Althea Leasure Flynt, a thirty-year-old former go-go girl born in Marietta, Ohio, arrives at the Park Lane from Los Angeles at close to eight in the evening. Her black hair streaked blue, two earrings pierced through one ear and another through her nose, she heads straight into the bedroom, ignoring the full house to which her husband plays. Like a restless teenager she flops onto the king-size bed and makes a series of rapid phone calls, the last to cancel, disappointedly, a date for later that night to meet punk star Billy Idol—Novel has informed her that they are flying back to Washington in a few hours. When she hangs up, I ask her: What does she think of all this? Mrs. Flynt, her down-home twang not quite lost despite years of Bel Air living, answers: “I think it’s crazy. I want to get my husband away from all these weirdos and get everything back to normal.”

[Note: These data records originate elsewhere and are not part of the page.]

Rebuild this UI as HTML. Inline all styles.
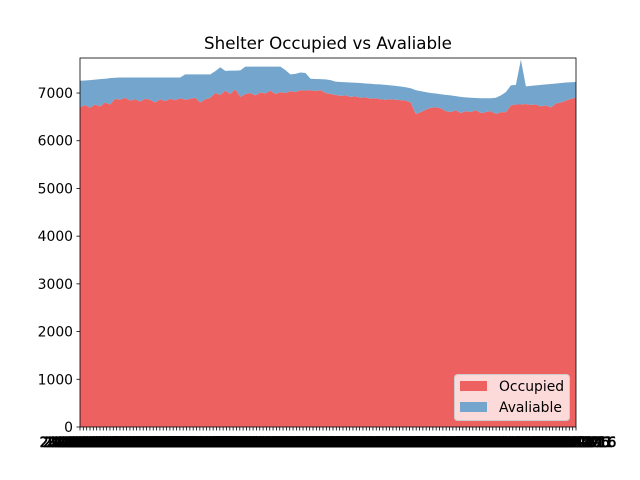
<!DOCTYPE html>
<html><head><meta charset="utf-8"><style>
body{margin:0;background:#fff;}
svg{display:block;font-family:"DejaVu Sans","Liberation Sans",sans-serif;}
</style></head><body>
<svg id="chart" width="640" height="480" viewBox="0 0 640 480">
<rect width="640" height="480" fill="#fff"/>
<text x="328" y="49" font-size="16.7" text-anchor="middle">Shelter Occupied vs Avaliable</text>
<g id="plot"></g>
</svg>
<script>
const occupied=[6700,6750,6690,6760,6720,6800,6760,6880,6860,6900,6840,6870,6820,6880,6860,6800,6870,6830,6880,6850,6890,6860,6880,6900,6800,6870,6900,7000,6960,7050,6980,7080,6920,6980,7000,6950,7010,6990,7050,6980,7020,7000,7040,7020,7060,7050,7060,7040,7060,7000,6980,6960,6940,6950,6920,6930,6900,6910,6880,6890,6870,6860,6870,6860,6850,6840,6800,6560,6600,6650,6690,6700,6680,6620,6600,6640,6580,6620,6600,6640,6580,6600,6620,6560,6600,6600,6740,6760,6760,6770,6750,6760,6720,6740,6700,6780,6800,6840,6880,6900];
const available=[558,512,580,520,570,500,552,440,465,425,485,455,505,445,465,525,455,495,445,475,435,530,510,490,590,520,490,460,580,415,490,390,555,572,552,602,542,562,502,572,532,480,350,380,370,370,240,255,230,285,290,280,290,275,300,285,310,290,315,295,310,310,290,290,287,280,300,500,440,370,310,290,295,340,350,295,340,290,300,255,310,290,270,340,350,420,420,410,940,370,400,400,450,440,490,420,410,380,345,330];
const yTicks=[0,1000,2000,3000,4000,5000,6000,7000];
const tickDates=[];
for(let i=0;i<150;i++){const d=new Date(Date.UTC(2021,0,1+i*5));tickDates.push(d.toISOString().slice(0,10));}

const L=80,R=576,T=58,B=427,YMAX=7734;
const n=occupied.length;
const xs=i=>L+(R-L)*i/(n-1);
const xt=i=>L+(R-L)*i/(tickDates.length-1);
const ys=v=>B-(B-T)*v/YMAX;
const NS="http://www.w3.org/2000/svg";
const plot=document.getElementById('plot');
function mk(tag,attrs){const e=document.createElementNS(NS,tag);for(const k in attrs)e.setAttribute(k,attrs[k]);plot.appendChild(e);return e;}

let d="M"+xs(0)+","+ys(0);
for(let i=0;i<n;i++)d+="L"+xs(i)+","+ys(occupied[i]);
d+="L"+xs(n-1)+","+ys(0)+"Z";
const a1=mk('path',{d:d,fill:'#ee6161'});


let d2="M"+xs(0)+","+ys(occupied[0]);
for(let i=0;i<n;i++)d2+="L"+xs(i)+","+ys(occupied[i]+available[i]);
for(let i=n-1;i>=0;i--)d2+="L"+xs(i)+","+ys(occupied[i]);
d2+="Z";
const a2=mk('path',{d:d2,fill:'#74a6cd'});



yTicks.forEach(v=>{
  const y=ys(v);
  const t=mk('line',{x1:L-3.5,x2:L,y1:y,y2:y,stroke:'#000','stroke-width':0.8});
  
  
  const lb=mk('text',{x:L-7,y:y+5,'font-size':13.9,'text-anchor':'end'});
  lb.textContent=v;
  
  
});
tickDates.forEach((s,i)=>{
  const x=xt(i);
  const t=mk('line',{x1:x,x2:x,y1:B,y2:B+3.5,stroke:'#000','stroke-width':0.8});
  
  
  const lb=mk('text',{x:x,y:B+20,'font-size':13.9,'text-anchor':'middle',stroke:'#000','stroke-width':0.6});
  lb.textContent=s;
  
  
});
const fr=mk('rect',{x:L,y:T,width:R-L,height:B-T,fill:'none',stroke:'#000','stroke-width':0.8});



const lg=mk('rect',{x:454.5,y:374.5,width:115,height:46,rx:3,fill:'#fde0e0',stroke:'#cccccc','stroke-width':1,'fill-opacity':0.95});


const p1=mk('rect',{x:460,y:381,width:27,height:10,fill:'#ee6161'});


const t1=mk('text',{x:499,y:391,'font-size':13.9});t1.textContent='Occupied';


const p2=mk('rect',{x:460,y:402,width:27,height:10,fill:'#74a6cd'});


const t2=mk('text',{x:499,y:412,'font-size':13.9});t2.textContent='Avaliable';


</script>
</body></html>
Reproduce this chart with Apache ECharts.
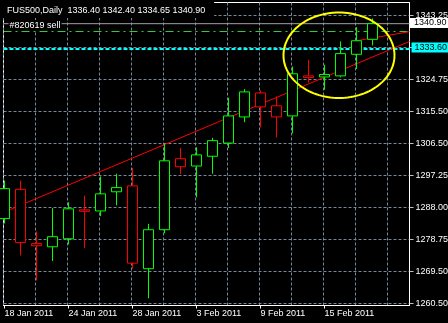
<!DOCTYPE html>
<html><head><meta charset="utf-8">
<script src="https://cdn.jsdelivr.net/npm/echarts@6/dist/echarts.min.js"></script>
<style>html,body{margin:0;padding:0;background:#000}#c{width:448px;height:323px}</style>
</head><body><div id="c"></div>
<script>
// ---- data ----
const symbol = 'FUS500';
const period = 'Daily';
const barDates = ['2011-01-18','2011-01-19','2011-01-20','2011-01-21','2011-01-24','2011-01-25','2011-01-26','2011-01-27','2011-01-28','2011-01-31','2011-02-01','2011-02-02','2011-02-03','2011-02-04','2011-02-07','2011-02-08','2011-02-09','2011-02-10','2011-02-11','2011-02-14','2011-02-15','2011-02-16','2011-02-17','2011-02-18'];
const opens  = [1284.9,1293.3,1277.7,1276.8,1279.1,1287.4,1287.1,1292.6,1294.3,1270.5,1281.7,1302.1,1300.0,1302.8,1306.6,1314.1,1321.0,1317.3,1314.4,1325.9,1325.6,1325.9,1332.1,1336.40];
const highs  = [1295.8,1295.8,1281.2,1287.9,1289.6,1291.5,1297.0,1297.8,1299.4,1283.4,1306.4,1305.2,1305.4,1308.1,1319.6,1322.1,1321.7,1320.0,1328.6,1330.5,1329.1,1335.8,1339.9,1342.40];
const lows   = [1283.5,1274.3,1267.1,1272.7,1277.5,1276.4,1285.6,1288.7,1270.5,1262.0,1280.7,1297.7,1291.0,1297.8,1305.2,1312.6,1311.1,1308.2,1309.4,1324.0,1321.9,1325.5,1327.9,1334.65];
const closes = [1293.5,1278.0,1277.1,1279.7,1287.7,1287.0,1292.0,1293.8,1272.1,1281.7,1301.5,1299.8,1303.2,1307.3,1314.4,1321.3,1317.0,1314.1,1326.5,1325.4,1326.3,1332.3,1336.0,1340.90];

const dateLabels    = ['18 Jan 2011','24 Jan 2011','28 Jan 2011','3 Feb 2011','9 Feb 2011','15 Feb 2011'];
const dateLabelBars = [0,4,8,12,16,20];
const priceLabels   = ['1260.50','1269.50','1278.75','1288.00','1297.25','1306.50','1315.50','1324.75','','1343.25'];

const bidPrice   = 1340.90;
const orderPrice = 1338.65;
const orderText  = '#820619 sell';
const alertPrice = 1333.60;
const trendA = [[0, 1286.8], [25.3125, 1335.8]];
const trendB = [[22, 1336.0], [25.3125, 1338.6]];
const ellipseMark = [20.906, 1331.83, 3.469, 12.28]; // center bar, center price, radius (bars), radius (price)

// ---- scales ----
const pLo = parseFloat(priceLabels[0]);
const pHi = parseFloat(priceLabels[priceLabels.length - 1]);
const nSteps = priceLabels.length - 1;
const step = (pHi - pLo) / nSteps;
const idxMin = -2 / 32, idxMax = nSteps + 13 / 32;
const yMin = pLo + idxMin * step, yMax = pLo + idxMax * step;
const xMin = -1 / 16, xMax = 25.3125;
const priceIdx = priceLabels.map((_, i) => i);

const FONT = 'Liberation Sans';
const ohlc = opens.map((o, i) => [i, o, closes[i], lows[i], highs[i]]);
const last = ohlc.length - 1;
const header = symbol + ',' + period + '  ' + [opens[last], highs[last], lows[last], closes[last]].map(v => v.toFixed(2)).join(' ');

const isInt = v => Math.abs(v - Math.round(v)) < 1e-6;

const chart = echarts.init(document.getElementById('c'), null, {renderer: 'canvas'});
const hline = (price, style) => ({
  type: 'line', xAxisIndex: 0, yAxisIndex: 0, data: [[xMin, price], [xMax, price]],
  symbol: 'none', showSymbol: false, silent: true, z: 1, lineStyle: style, animation: false
});

chart.setOption({
  backgroundColor: '#000',
  animation: false,
  grid: {left: 3.5, top: 2.5, right: 38.5, bottom: 17.5, show: true, borderColor: '#fff', borderWidth: 1,
         backgroundColor: 'transparent', containLabel: false, outerBoundsMode: 'none'},
  xAxis: [
    {type: 'value', min: xMin, max: xMax, interval: 2,
     axisLine: {show: false, onZero: false}, axisTick: {show: false}, axisLabel: {show: false},
     splitLine: {show: true, lineStyle: {color: '#778899', width: 1, type: [3, 2]}}},
    {type: 'value', min: xMin, max: xMax, interval: 4, position: 'bottom',
     axisLine: {show: true, onZero: false, lineStyle: {color: '#fff', width: 1}},
     axisTick: {show: true, length: 3, lineStyle: {color: '#fff'}, customValues: dateLabelBars},
     axisLabel: {show: true, customValues: dateLabelBars, color: '#fff', fontSize: 9, fontFamily: FONT,
                 align: 'left', margin: 4,
                 formatter: v => { if (!isInt(v)) return ''; const k = dateLabelBars.indexOf(Math.round(v)); return k >= 0 ? dateLabels[k] : ''; }},
     splitLine: {show: false}}
  ],
  yAxis: [
    {type: 'value', min: yMin, max: yMax, show: false,
     axisLine: {show: false, onZero: false}, splitLine: {show: false}},
    {type: 'value', min: idxMin, max: idxMax, interval: 1, position: 'right',
     axisLine: {show: true, onZero: false, lineStyle: {color: '#fff', width: 1}},
     axisTick: {show: true, length: 4, lineStyle: {color: '#c0c0c0'}, customValues: priceIdx},
     axisLabel: {show: true, customValues: priceIdx, color: '#fff', fontSize: 9, fontFamily: FONT,
                 align: 'left', margin: 6,
                 formatter: v => isInt(v) && priceLabels[Math.round(v)] !== undefined ? priceLabels[Math.round(v)] : ''},
     splitLine: {show: true, lineStyle: {color: '#778899', width: 1, type: [3, 2]}}}
  ],
  graphic: [{
    type: 'text', left: 3, top: 2, z: 100,
    style: {text: header, fill: '#fff', font: '9px "' + FONT + '"', backgroundColor: '#000', padding: [4, 9, 3, 4]}
  }],
  series: [
    hline(bidPrice, {color: '#a0a0a0', width: 1}),
    hline(orderPrice, {color: '#32cd32', width: 1, type: [8, 4, 2, 4]}),
    hline(alertPrice, {color: '#00ffff', width: 2, type: [4, 2]}),
    {type: 'line', data: trendA, symbol: 'none', silent: true, z: 1, lineStyle: {color: '#ff0000', width: 1}},
    {type: 'line', data: trendB, symbol: 'none', silent: true, z: 1, lineStyle: {color: '#ff0000', width: 1}},
    {type: 'candlestick', xAxisIndex: 0, yAxisIndex: 0, data: ohlc, barWidth: 10, z: 3, silent: true,
     itemStyle: {color: '#000', color0: '#000', borderColor: '#00ff00', borderColor0: '#ff0000', borderWidth: 1}},
    {type: 'custom', xAxisIndex: 0, yAxisIndex: 0, z: 4, silent: true, clip: false, data: [ellipseMark],
     renderItem: (params, api) => {
       const c = api.coord([api.value(0), api.value(1)]);
       const s = api.size([api.value(2), api.value(3)]);
       const pts = [];
       for (let k = 0; k < 120; k++) { const t = k / 120 * 2 * Math.PI; pts.push([c[0] + s[0] * Math.cos(t), c[1] + s[1] * Math.sin(t)]); }
       return {type: 'polygon', shape: {points: pts}, style: {fill: 'none', stroke: '#ffff00', lineWidth: 2}};
     }},
    {type: 'custom', xAxisIndex: 0, yAxisIndex: 0, z: 5, silent: true, clip: false, data: [[0, bidPrice]],
     renderItem: (params, api) => {
       const font = '9px "' + FONT + '"';
       const b = api.coord([xMax, bidPrice]);
       const a = api.coord([xMax, alertPrice]);
       const o = api.coord([xMin, orderPrice]);
       return {type: 'group', children: [
         {type: 'text', x: b[0] + 0.5, y: b[1] - 0.7, style: {text: bidPrice.toFixed(2), fill: '#000', font, backgroundColor: '#fff', padding: [1, 2, 0, 4], verticalAlign: 'middle', align: 'left'}},
         {type: 'text', x: a[0] + 2, y: a[1] - 1.5, style: {text: alertPrice.toFixed(2), fill: '#000', font, backgroundColor: '#00ffff', padding: [1, 2, 0, 3], verticalAlign: 'middle', align: 'left'}},
         {type: 'text', x: o[0] + 5, y: o[1] - 6, style: {text: orderText, fill: '#fff', font, backgroundColor: '#000', padding: [1, 1, 1, 1], verticalAlign: 'middle', align: 'left'}}
       ]};
     }}
  ]
});
</script></body></html>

Mrs. Flynt’s wish may have come true. On December 6, 1983, her husband issued the following statement:
Larry Flynt today announced his decision to withdraw from the campaign for the Republican presidential nomination.
“I can, ” Flynt said, “quote William Tecumseh Sherman when he said, If nominated I will not run, if elected I will not serve.’”
Flynt also said he will consider running for a seat in Congress at a later date because "I can raise more hell there.”